_Records supplied:_
>> BEGIN

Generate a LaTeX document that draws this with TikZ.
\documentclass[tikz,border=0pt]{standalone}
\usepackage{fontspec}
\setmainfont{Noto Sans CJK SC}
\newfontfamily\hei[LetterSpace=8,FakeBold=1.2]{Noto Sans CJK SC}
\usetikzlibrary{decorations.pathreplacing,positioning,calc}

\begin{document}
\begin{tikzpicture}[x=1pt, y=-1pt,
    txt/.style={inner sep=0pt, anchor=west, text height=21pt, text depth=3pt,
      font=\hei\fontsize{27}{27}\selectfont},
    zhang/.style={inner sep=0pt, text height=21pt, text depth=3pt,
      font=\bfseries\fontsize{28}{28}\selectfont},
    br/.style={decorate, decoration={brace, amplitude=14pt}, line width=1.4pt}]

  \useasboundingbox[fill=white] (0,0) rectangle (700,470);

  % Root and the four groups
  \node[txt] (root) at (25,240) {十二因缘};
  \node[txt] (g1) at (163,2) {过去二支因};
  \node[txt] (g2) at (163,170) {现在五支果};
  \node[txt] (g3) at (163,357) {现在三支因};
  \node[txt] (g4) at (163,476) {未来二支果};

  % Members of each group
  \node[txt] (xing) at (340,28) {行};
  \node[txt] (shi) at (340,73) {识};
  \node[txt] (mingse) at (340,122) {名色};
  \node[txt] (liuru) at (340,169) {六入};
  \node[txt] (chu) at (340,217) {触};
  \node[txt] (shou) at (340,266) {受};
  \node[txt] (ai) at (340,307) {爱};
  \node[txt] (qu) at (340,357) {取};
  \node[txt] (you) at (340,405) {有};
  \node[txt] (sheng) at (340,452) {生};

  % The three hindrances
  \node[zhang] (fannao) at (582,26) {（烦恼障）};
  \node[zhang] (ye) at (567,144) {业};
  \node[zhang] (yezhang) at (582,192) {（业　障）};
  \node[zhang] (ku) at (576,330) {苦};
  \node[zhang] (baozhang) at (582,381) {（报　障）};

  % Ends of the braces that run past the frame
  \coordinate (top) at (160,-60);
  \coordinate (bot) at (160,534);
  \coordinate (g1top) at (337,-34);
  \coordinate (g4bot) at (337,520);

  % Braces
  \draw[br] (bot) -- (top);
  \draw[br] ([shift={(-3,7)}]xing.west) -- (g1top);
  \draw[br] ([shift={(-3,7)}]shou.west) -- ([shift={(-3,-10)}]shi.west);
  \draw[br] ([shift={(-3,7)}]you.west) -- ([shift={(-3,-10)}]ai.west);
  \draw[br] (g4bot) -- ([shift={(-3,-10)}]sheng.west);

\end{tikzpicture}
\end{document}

>> END
>> BEGIN

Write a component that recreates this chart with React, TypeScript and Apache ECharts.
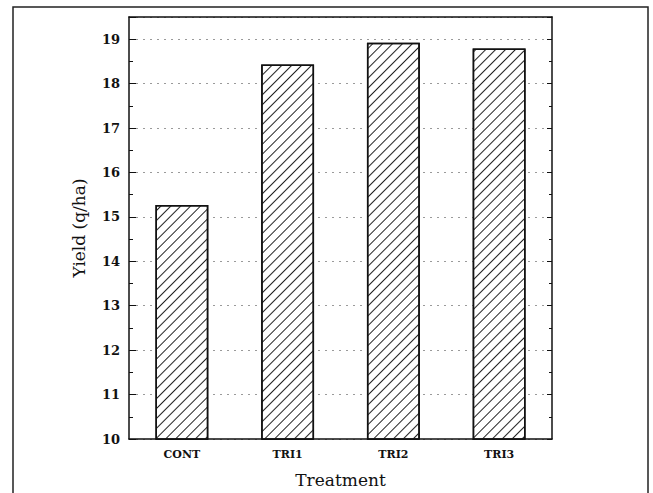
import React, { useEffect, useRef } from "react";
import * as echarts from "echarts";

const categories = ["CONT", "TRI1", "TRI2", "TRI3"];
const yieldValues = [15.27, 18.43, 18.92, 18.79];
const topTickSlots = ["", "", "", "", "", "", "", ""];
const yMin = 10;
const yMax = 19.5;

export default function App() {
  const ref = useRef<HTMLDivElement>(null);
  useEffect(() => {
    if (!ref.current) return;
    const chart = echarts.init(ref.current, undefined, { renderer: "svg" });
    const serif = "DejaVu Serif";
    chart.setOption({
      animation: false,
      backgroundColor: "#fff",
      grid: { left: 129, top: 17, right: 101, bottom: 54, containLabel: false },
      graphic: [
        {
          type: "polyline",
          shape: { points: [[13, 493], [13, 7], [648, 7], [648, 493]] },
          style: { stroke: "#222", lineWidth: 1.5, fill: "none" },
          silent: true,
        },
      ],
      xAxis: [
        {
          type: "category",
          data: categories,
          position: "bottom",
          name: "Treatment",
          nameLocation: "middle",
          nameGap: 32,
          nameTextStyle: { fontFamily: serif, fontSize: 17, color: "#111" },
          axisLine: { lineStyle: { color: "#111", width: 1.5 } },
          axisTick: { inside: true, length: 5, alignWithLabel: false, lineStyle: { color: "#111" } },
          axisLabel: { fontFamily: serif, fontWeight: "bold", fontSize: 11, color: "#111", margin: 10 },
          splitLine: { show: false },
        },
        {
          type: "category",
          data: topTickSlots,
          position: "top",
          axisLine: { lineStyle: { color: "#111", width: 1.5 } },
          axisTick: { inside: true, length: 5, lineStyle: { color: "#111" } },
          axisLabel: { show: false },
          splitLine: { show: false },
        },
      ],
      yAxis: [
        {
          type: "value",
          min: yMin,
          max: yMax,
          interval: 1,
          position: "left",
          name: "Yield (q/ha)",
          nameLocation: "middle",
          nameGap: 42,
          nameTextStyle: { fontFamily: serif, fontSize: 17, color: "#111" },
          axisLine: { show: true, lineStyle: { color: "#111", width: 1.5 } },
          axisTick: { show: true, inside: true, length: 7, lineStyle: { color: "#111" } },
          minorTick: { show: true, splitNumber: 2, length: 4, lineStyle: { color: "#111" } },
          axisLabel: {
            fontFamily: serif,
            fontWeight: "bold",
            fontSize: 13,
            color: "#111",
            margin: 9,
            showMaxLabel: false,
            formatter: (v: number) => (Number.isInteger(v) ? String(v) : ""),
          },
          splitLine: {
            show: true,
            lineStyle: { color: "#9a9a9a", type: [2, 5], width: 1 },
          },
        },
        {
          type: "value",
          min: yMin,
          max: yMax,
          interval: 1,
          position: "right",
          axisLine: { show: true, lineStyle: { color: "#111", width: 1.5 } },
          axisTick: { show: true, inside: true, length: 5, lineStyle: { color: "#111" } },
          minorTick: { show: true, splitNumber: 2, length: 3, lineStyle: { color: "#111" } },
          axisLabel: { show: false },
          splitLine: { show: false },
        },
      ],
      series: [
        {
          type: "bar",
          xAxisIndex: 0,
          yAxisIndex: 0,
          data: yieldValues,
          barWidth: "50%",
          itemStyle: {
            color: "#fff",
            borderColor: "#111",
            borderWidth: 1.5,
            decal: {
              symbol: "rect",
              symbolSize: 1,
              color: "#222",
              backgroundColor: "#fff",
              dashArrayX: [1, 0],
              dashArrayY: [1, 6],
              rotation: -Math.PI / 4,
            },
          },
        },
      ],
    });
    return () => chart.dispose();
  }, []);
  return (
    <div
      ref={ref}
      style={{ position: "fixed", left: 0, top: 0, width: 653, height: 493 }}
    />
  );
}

>> END
>> BEGIN

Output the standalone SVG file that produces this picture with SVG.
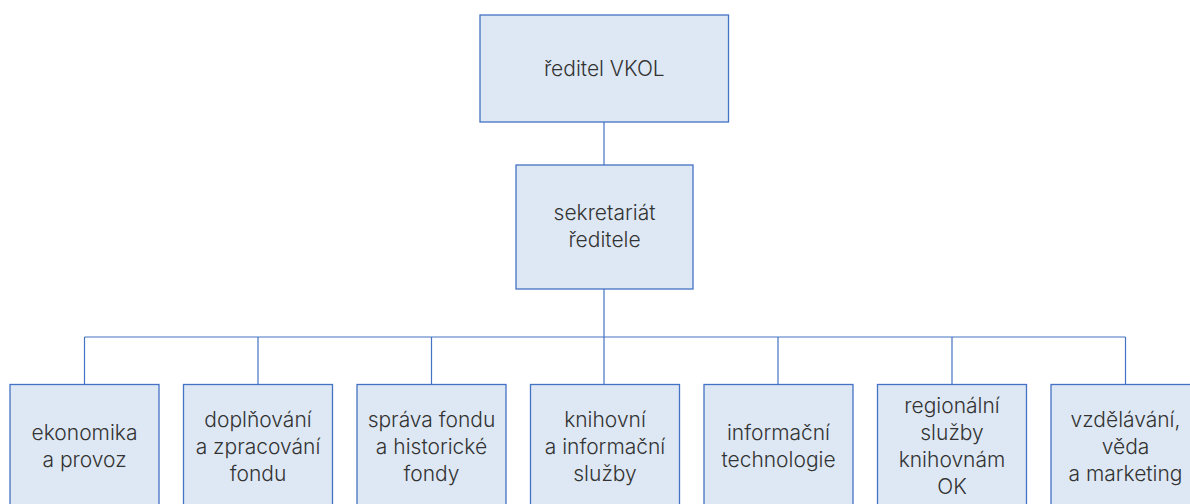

>> END

_Required task:_ Above are the entries. Quote exactly the lines from the one bearing "Generate a LaTeX" through the one bearing "(g4) at (163,476)".

_Result of the task:_
Generate a LaTeX document that draws this with TikZ.
\documentclass[tikz,border=0pt]{standalone}
\usepackage{fontspec}
\setmainfont{Noto Sans CJK SC}
\newfontfamily\hei[LetterSpace=8,FakeBold=1.2]{Noto Sans CJK SC}
\usetikzlibrary{decorations.pathreplacing,positioning,calc}

\begin{document}
\begin{tikzpicture}[x=1pt, y=-1pt,
    txt/.style={inner sep=0pt, anchor=west, text height=21pt, text depth=3pt,
      font=\hei\fontsize{27}{27}\selectfont},
    zhang/.style={inner sep=0pt, text height=21pt, text depth=3pt,
      font=\bfseries\fontsize{28}{28}\selectfont},
    br/.style={decorate, decoration={brace, amplitude=14pt}, line width=1.4pt}]

  \useasboundingbox[fill=white] (0,0) rectangle (700,470);

  % Root and the four groups
  \node[txt] (root) at (25,240) {十二因缘};
  \node[txt] (g1) at (163,2) {过去二支因};
  \node[txt] (g2) at (163,170) {现在五支果};
  \node[txt] (g3) at (163,357) {现在三支因};
  \node[txt] (g4) at (163,476) {未来二支果};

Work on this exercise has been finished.